Buffett's Berkshire Paid to Buy Bonds If Storm Hits

(Bloomberg) -- Billionaire investor Warren Buffett's Berkshire Hathaway Inc. will collect $224 million from Florida in exchange for an assurance that he'll provide capital to the state if a major hurricane strikes this year.

Berkshire agreed to buy $4 billion in tax-free state bonds should the state's catastrophe program need to raise money after a major storm, said Dennis MacKee, a spokesman for the State Board of Administration, in an interview today.

The deal may erase some of the uncertainty about Florida's ability to raise money after a hurricane. The state sells coverage to homeowners and private companies at below-market rates, and plans to fund cash shortfalls in the bond market. Raising money could be a ``very challenging task,'' Fitch Ratings said in March.

``Given the state of the financial markets today, this addresses a possible need we have to place a pretty substantial bond issue,'' MacKee said. ``We were looking for a liquidity product that would allow us to move quickly after a major storm.''

Fitch said the state's homeowners insurance market could ``effectively collapse'' if a major storm hits. About 25 percent of U.S. coastal property in hurricane-prone areas is in Florida, Fitch said.
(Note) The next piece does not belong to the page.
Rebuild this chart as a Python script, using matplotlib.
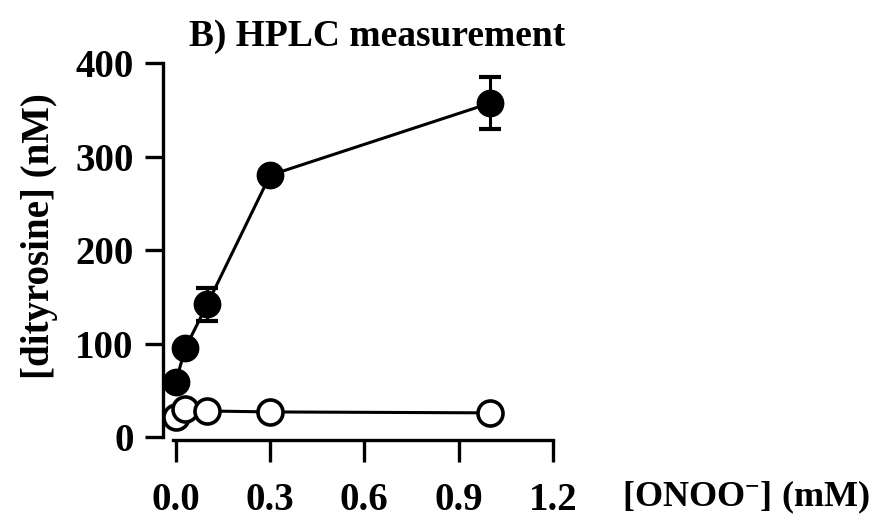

Berkshire will have to purchase the debt if the state's fund incurs $25 billion in losses this year, MacKee said. The state predicts a single storm can cause losses of that magnitude once every 32 years, he said. The most-expensive disaster in U.S. history, Hurricane Katrina in 2005, cost the industry $41.1 billion.

6.5 Percent Interest
Omaha, Nebraska-based Berkshire would collect 6.5 percent annual interest over the 30-year life of the bond, MacKee said. Florida would charge assessments to policyholders in the state to repay the debt.

The Miami Herald reported the transaction earlier today.
Buffett has said Berkshire is prepared to lose as much as $6 billion on a single catastrophe if the company is paid for the risk. Berkshire typically gets about half its profit from insurance. Company spokeswoman Jackie Wilson didn't immediately return a call seeking comment.

Berkshire's stock declined about 15 percent in the first half of the year, the worst performance in the period since 1990. After reporting record 2007 earnings of $13.2 billion, the 77- year-old Buffett told shareholders in February that profit margins from insurance will drop this year as prices decline industrywide and claims costs rise.